Hydrophobia was raging at Long Pelaban, and during my stay one man and seven children were bitten. For religious reasons the Dayaks do not like to kill dogs, so in cases like this the canines that are ill are caught, their legs are tied together, and they are thrown into the water to die without being killed. Over forty were disposed of in this way. I saw one of the hydrophobia victims standing in the water as if alive, a little of the back showing above the surface.

The sounding of a gong one day signified the death of a woman. A party immediately went out to procure a suitable tree from which to make the coffin. Throughout the night we could hear without intermission the sounds produced by those who hollowed out the log and smoothed the exterior. Next day I was present at the obsequies of the dead woman. On the large gallery men were sitting in two long rows facing each other, smoking their green-hued native tobacco in huge cigarettes, the wrappers of which are supplied by large leaves from two species of trees. A jar of native brandy stood between them, of which but little was consumed. More alcohol is made here from sugar-cane than from rice. The latter is the better and sweeter, the former being sour.

At the end of the gallery stood the large, newly made casket, which was open, the corpse covered with cloth resting inside. It was an oblong, heavy box supposed to represent a rhinoceros, though nothing positively indicated this except the large head of this animal at one end, which, though rudely made, was cut with considerable artistic skill. The family sat around the casket, one man smoking tobacco, the women wailing and occasionally lifting the cover to look at the face of the corpse. One babi (pig) that had belonged to the deceased had been killed and was served with rice. In the afternoon, having partaken of food, a number of men carried the heavy burden on their shoulders down to the river, preceded by two women belonging to the family. It was placed on two prahus, which were lashed together, and then taken down the river to be buried. After the death of a relative women mourners cut off about two centimetres from the end of the hair; the men cut an equal portion from the front.

Later in the afternoon the gong announced another death, that of a child. On this account some sixty Malays who were camped here, bound for the utan higher up the river, in search of rubber and damar, delayed their departure as did some Kenyahs who were on their way to Apo Kayan, and the people of the kampong did not go to their ladangs. The following day the sound of the gong was again heard, but this time it was occasioned by the fact that an adept had taken augurs from the flight of the red hawk, and to him it was given that illness would cease.

It was difficult to hold the busy Dayaks in the kampong. At this time, the beginning of May, their attention was absorbed in harvesting the paddi. Every day they started up the river to their ladangs a few miles distant, returning in the evening with their crops. I decided to visit these fields, taking my cameras with me. In years gone by the kampong people have gradually cleared the jungle from a large tract of country, but part of this clearing was still covered by logs that had not been burned. Over these hundreds and hundreds of fallen trees, down steep little galleys and up again, a path led to the present fields higher up in the hills, very easy walking for bare feet, but difficult when they are encased in leather shoes. For over an hour and a half we balanced along the prostrate trunks, into some of which steps had been cut, but, arduous as was the ascent, we naturally found the descent in the evening a more hazardous undertaking; yet all emerged from the ordeal with sound limbs.

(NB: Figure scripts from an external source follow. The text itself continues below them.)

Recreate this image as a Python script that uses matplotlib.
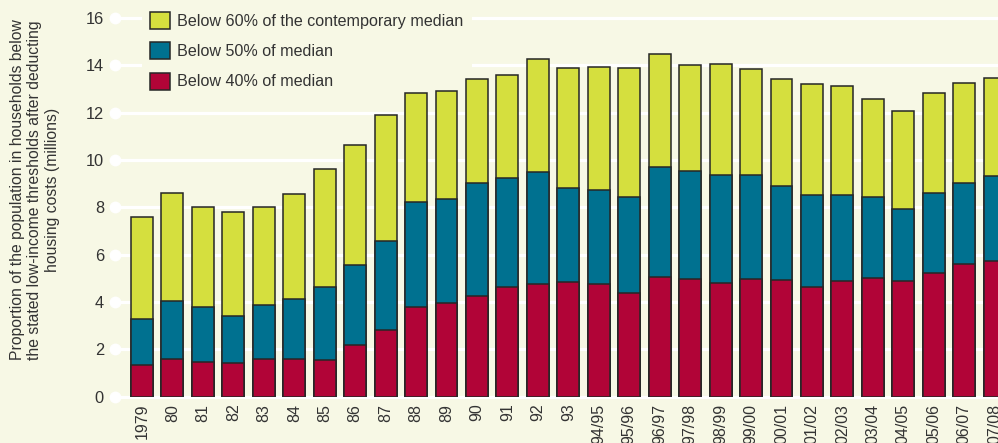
import numpy as np
import matplotlib.pyplot as plt
from matplotlib.patches import Patch
import matplotlib.transforms as mtransforms

plt.rcParams['font.family'] = ['Liberation Sans', 'DejaVu Sans']

# Data (millions of people, after housing costs)
years = ["1979", "80", "81", "82", "83", "84", "85", "86", "87", "88", "89", "90",
         "91", "92", "93", "94/95", "95/96", "96/97", "97/98", "98/99", "99/00",
         "00/01", "01/02", "02/03", "03/04", "04/05", "05/06", "06/07", "07/08"]
below_60 = [7.60, 8.62, 8.00, 7.80, 8.03, 8.55, 9.61, 10.63, 11.90, 12.82, 12.92, 13.44,
            13.60, 14.25, 13.89, 13.94, 13.90, 14.49, 14.03, 14.07, 13.86,
            13.41, 13.22, 13.11, 12.59, 12.08, 12.84, 13.25, 13.46]
below_50 = [3.28, 4.06, 3.79, 3.41, 3.86, 4.14, 4.65, 5.55, 6.58, 8.22, 8.35, 9.04,
            9.25, 9.49, 8.83, 8.72, 8.45, 9.70, 9.52, 9.38, 9.37,
            8.89, 8.53, 8.52, 8.44, 7.92, 8.61, 9.04, 9.32]
below_40 = [1.34, 1.61, 1.45, 1.41, 1.61, 1.61, 1.56, 2.18, 2.82, 3.78, 3.96, 4.25,
            4.65, 4.77, 4.83, 4.77, 4.38, 5.04, 4.97, 4.82, 4.99,
            4.93, 4.65, 4.87, 5.00, 4.90, 5.21, 5.62, 5.75]
labels = ["Below 60% of the contemporary median", "Below 50% of median", "Below 40% of median"]

bg = "#f7f8e5"
yellow = "#d5df3e"
blue = "#007190"
red = "#b10437"
edge = "#262626"
txt = "#333333"

W, H = 998, 443
fig = plt.figure(figsize=(W / 100, H / 100), dpi=100, facecolor=bg)
ax = fig.add_axes([115 / W, (H - 396.7) / H, (W - 115) / W, 396.7 / H])
ax.set_facecolor(bg)

x = np.arange(len(years))
bw = 0.72
ax.bar(x, below_60, bw, color=yellow, edgecolor=edge, linewidth=1.1, zorder=3)
ax.bar(x, below_50, bw, color=blue, edgecolor=edge, linewidth=1.1, zorder=4)
ax.bar(x, below_40, bw, color=red, edgecolor=edge, linewidth=1.1, zorder=5)

ax.set_xlim(-0.887, 28.11)
ax.set_ylim(0, 16.76)

# white gridlines with a dot at the left end
yt = np.arange(0, 17, 2)
trans = mtransforms.blended_transform_factory(ax.transAxes, ax.transData)
for v in yt:
    ax.axhline(v, color="white", linewidth=2.3, zorder=1, clip_on=False)
ax.plot(np.zeros(len(yt)), yt, "o", color="white", markersize=7.5,
        transform=trans, clip_on=False, zorder=2)

ax.set_yticks(yt)
ax.set_yticklabels([str(v) for v in yt])
ax.set_xticks(x)
ax.set_xticklabels(years, rotation=90)
ax.tick_params(axis="y", length=0, pad=8, labelsize=11.8, labelcolor=txt)
ax.tick_params(axis="x", length=0, pad=5, labelsize=11.5, labelcolor=txt)
for s in ax.spines.values():
    s.set_visible(False)

fig.text(35 / W, 1 - 190 / H,
         "Proportion of the population in households below\n"
         "the stated low-income thresholds after deducting\n"
         "housing costs (millions)",
         rotation=90, ha="center", va="center", multialignment="center",
         fontsize=11.3, color=txt, linespacing=1.2)

handles = [Patch(facecolor=c, edgecolor=edge, linewidth=1.1) for c in (yellow, blue, red)]
leg = ax.legend(handles, labels, loc="upper left",
                bbox_to_anchor=(142 / W, 1 - 4 / H), bbox_transform=fig.transFigure,
                fontsize=11.6, frameon=True, fancybox=False, framealpha=1,
                facecolor=bg, edgecolor="none", borderaxespad=0, borderpad=0.5,
                handlelength=1.25, handleheight=1.25, handletextpad=0.45,
                labelspacing=0.82)
for t in leg.get_texts():
    t.set_color(txt)
# legend box hides the gridlines but sits under the bars
leg.set_zorder(2.5)

fig.savefig("out.png", dpi=100, facecolor=bg)
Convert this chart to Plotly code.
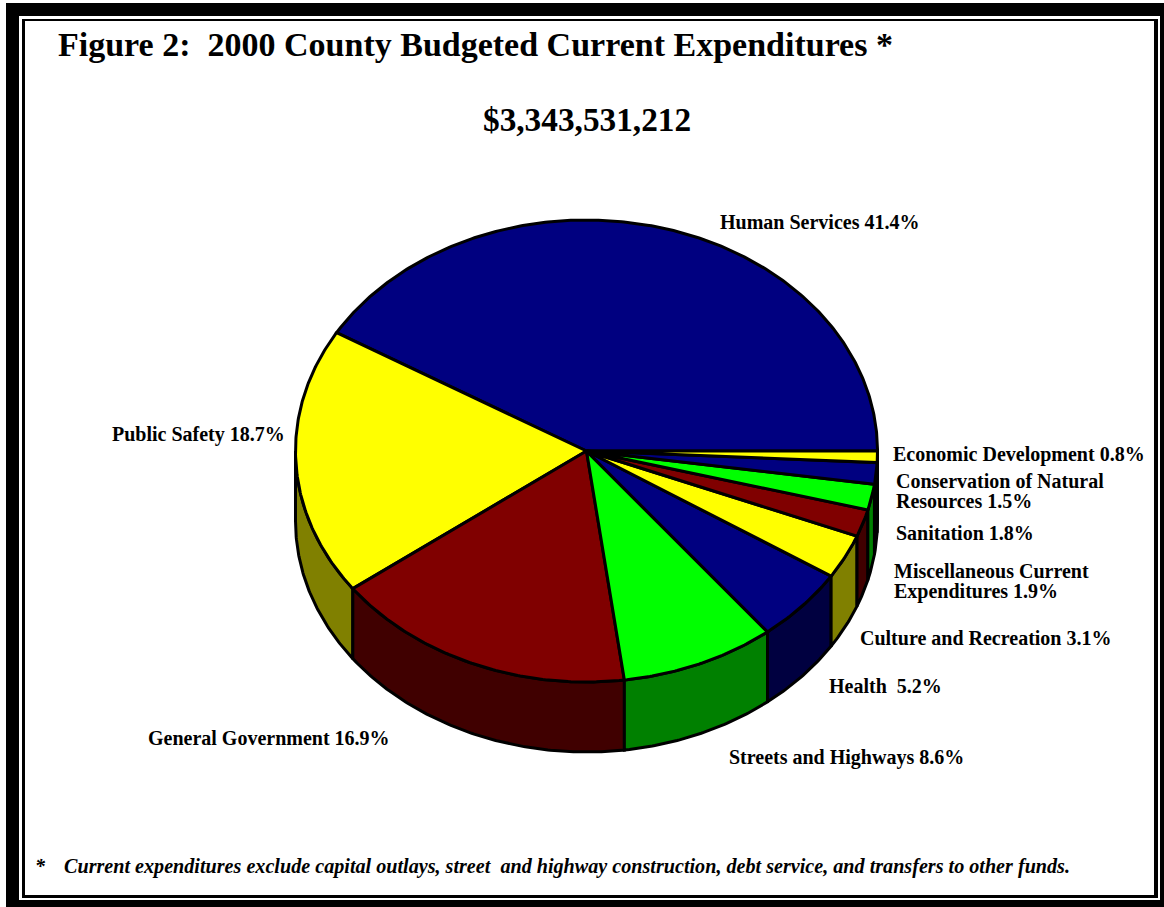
import numpy as np
import plotly.graph_objects as go

# ---- data ----
categories = ["Human Services", "Public Safety", "General Government",
              "Streets and Highways", "Health", "Culture and Recreation",
              "Miscellaneous Current Expenditures", "Sanitation",
              "Conservation of Natural Resources", "Economic Development"]
shares = [41.4, 18.7, 16.9, 8.6, 5.2, 3.1, 1.9, 1.8, 1.5, 0.8]
label_texts = ["Human Services 41.4%", "Public Safety 18.7%", "General Government 16.9%",
               "Streets and Highways 8.6%", "Health  5.2%", "Culture and Recreation 3.1%",
               "Miscellaneous Current|Expenditures 1.9%", "Sanitation 1.8%",
               "Conservation of Natural|Resources 1.5%", "Economic Development 0.8%"]
title_line = "Figure 2:  2000 County Budgeted Current Expenditures *"
total_line = "$3,343,531,212"
note_mark = "*"
note_line = "Current expenditures exclude capital outlays, street  and highway construction, debt service, and transfers to other funds."

# ---- styling and layout ----
top_colors = ["#000080", "#ffff00", "#800000", "#00ff00", "#000080",
              "#ffff00", "#800000", "#00ff00", "#000080", "#ffff00"]
side_colors = ["#000040", "#808000", "#400000", "#008000", "#000040",
               "#808000", "#400000", "#008000", "#000040", "#808000"]
label_pos = [(720, 222), (112, 434), (148, 738), (729, 757), (829, 686),
             (860, 638), (894, 571), (896, 533), (896, 481), (893, 454)]
LINE_GAP = 20
W, H = 1164, 907
CX, CY, RX, RY, DEPTH = 586.5, 451, 291, 231, 70
FONT = "Liberation Serif"
EDGE = 3

fracs = np.array(shares) / sum(shares)
edges = np.concatenate([[0], np.cumsum(fracs)]) * 360.0


def ell(t_deg, dy=0.0):
    t = np.radians(t_deg)
    return CX + RX * np.cos(t), CY - RY * np.sin(t) + dy


fig = go.Figure()

# side walls (only the front half of the disc, 180..360 degrees)
for i, cat in enumerate(categories):
    a, b = max(edges[i], 180.0), min(edges[i + 1], 360.0)
    if b <= a:
        continue
    ts = np.linspace(a, b, max(int((b - a) * 2), 2) + 1)
    x1, y1 = ell(ts)
    x2, y2 = ell(ts[::-1], DEPTH)
    fig.add_trace(go.Scatter(
        x=np.concatenate([x1, x2, x1[:1]]), y=np.concatenate([y1, y2, y1[:1]]),
        mode="lines", fill="toself", fillcolor=side_colors[i],
        line=dict(color="black", width=EDGE), name=cat, hoverinfo="name"))

# top faces
for i, cat in enumerate(categories):
    a, b = edges[i], edges[i + 1]
    ts = np.linspace(a, b, max(int((b - a) * 2), 2) + 1)
    x1, y1 = ell(ts)
    fig.add_trace(go.Scatter(
        x=np.concatenate([[CX], x1, [CX]]), y=np.concatenate([[CY], y1, [CY]]),
        mode="lines", fill="toself", fillcolor=top_colors[i],
        line=dict(color="black", width=EDGE), name=cat, hoverinfo="name"))

# frame
frame = [(6, 3, W, H, "black"), (19, 16, 1160, 900, "white"),
         (22, 19, 1158, 898, "black"), (25, 21, 1154, 895, "white")]
shapes = [dict(type="rect", xref="x", yref="y", x0=a, y0=b, x1=c, y1=d,
               fillcolor=col, line_width=0, layer="below") for a, b, c, d, col in frame]
shapes.insert(0, dict(type="rect", xref="x", yref="y", x0=0, y0=0, x1=W, y1=H,
                      fillcolor="white", line_width=0, layer="below"))


def note(text, x, y, size, anchor="left", italic=False):
    body = f"<b><i>{text}</i></b>" if italic else f"<b>{text}</b>"
    fig.add_annotation(x=x, y=y, xref="x", yref="y", text=body, showarrow=False,
                       xanchor=anchor, yanchor="middle", align="left",
                       xshift=-2 if anchor == "left" else 0,
                       font=dict(family=FONT, size=size, color="black"))


note(title_line, 58, 44, 34)
note(total_line, 587, 119, 33.3, anchor="center")
for txt, (lx, ly) in zip(label_texts, label_pos):
    for k, part in enumerate(txt.split("|")):
        note(part, lx, ly + k * LINE_GAP, 20)
note(note_mark, 35, 866, 20, italic=True)
note(note_line, 64, 866, 20.15, italic=True)

fig.update_layout(
    width=W, height=H, margin=dict(l=0, r=0, t=0, b=0), showlegend=False,
    paper_bgcolor="white", plot_bgcolor="white", shapes=shapes,
    xaxis=dict(range=[0, W], visible=False, fixedrange=True),
    yaxis=dict(range=[H, 0], visible=False, fixedrange=True),
)
fig.write_html("out.html", post_script="document.body.style.margin='0';document.documentElement.style.overflow='hidden';",
               config={"displayModeBar": False})
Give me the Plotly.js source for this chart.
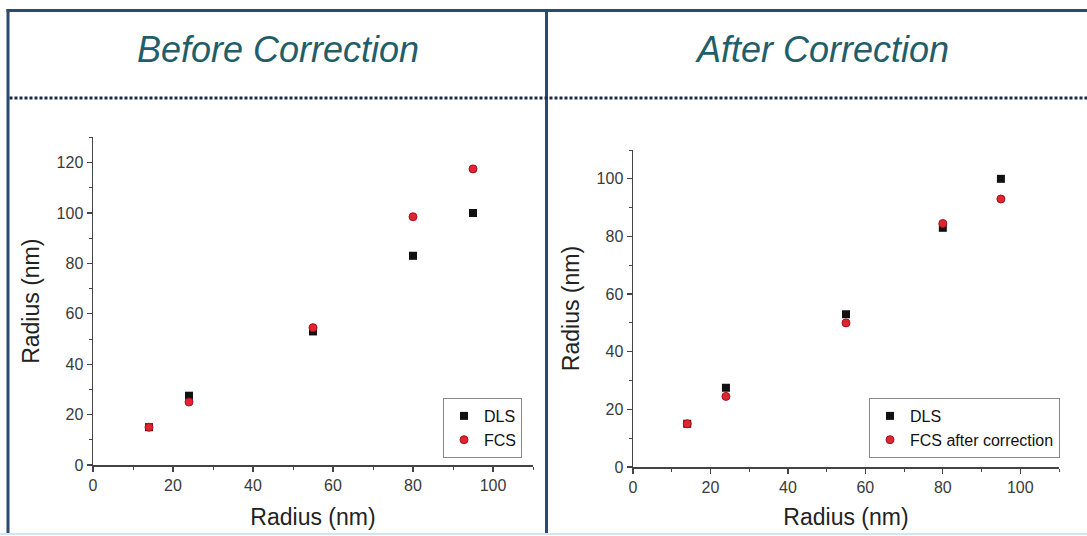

We arrived a little before noon and found some of the natives busy preparing their midday meal in and around a cool shed on top of a hill from where an extensive view was obtained of the past and present fields of the country. Near by was a watch-tower raised on top of upright logs. At one side of it four bamboos of different sizes were hanging horizontally over each other, which produced different notes when struck, and probably had been placed there for the purpose of frightening birds away.

The Kenyahs "take turns" helping each other to harvest, and on this occasion they were assisting their chief. It was a scene of much animation, as if it were a festival, which in reality the harvesting is to them. The long row of men and women in their best garments, with picturesque sun-shades, cut the spikes one by one, as the custom is, with small knives held in the hollow of their hands. Assuredly the food which they received was tempting to hungry souls. The rice, after being cooked, was wrapped in banana leaves, one parcel for each, forty-four in all, and as many more containing dried fish which also had been boiled. The people kindly acceded to my request to have them photographed. They then packed the harvested paddi in big baskets, which they carried on their backs to the storehouse in the kampong the same afternoon. From planting time till the end of the harvest - four or five months - a man is deputed to remain in the kampong to whom fish is forbidden, but who may eat all the rice he wants, with some salt, and as recompense for his services receives a new prahu or clothing.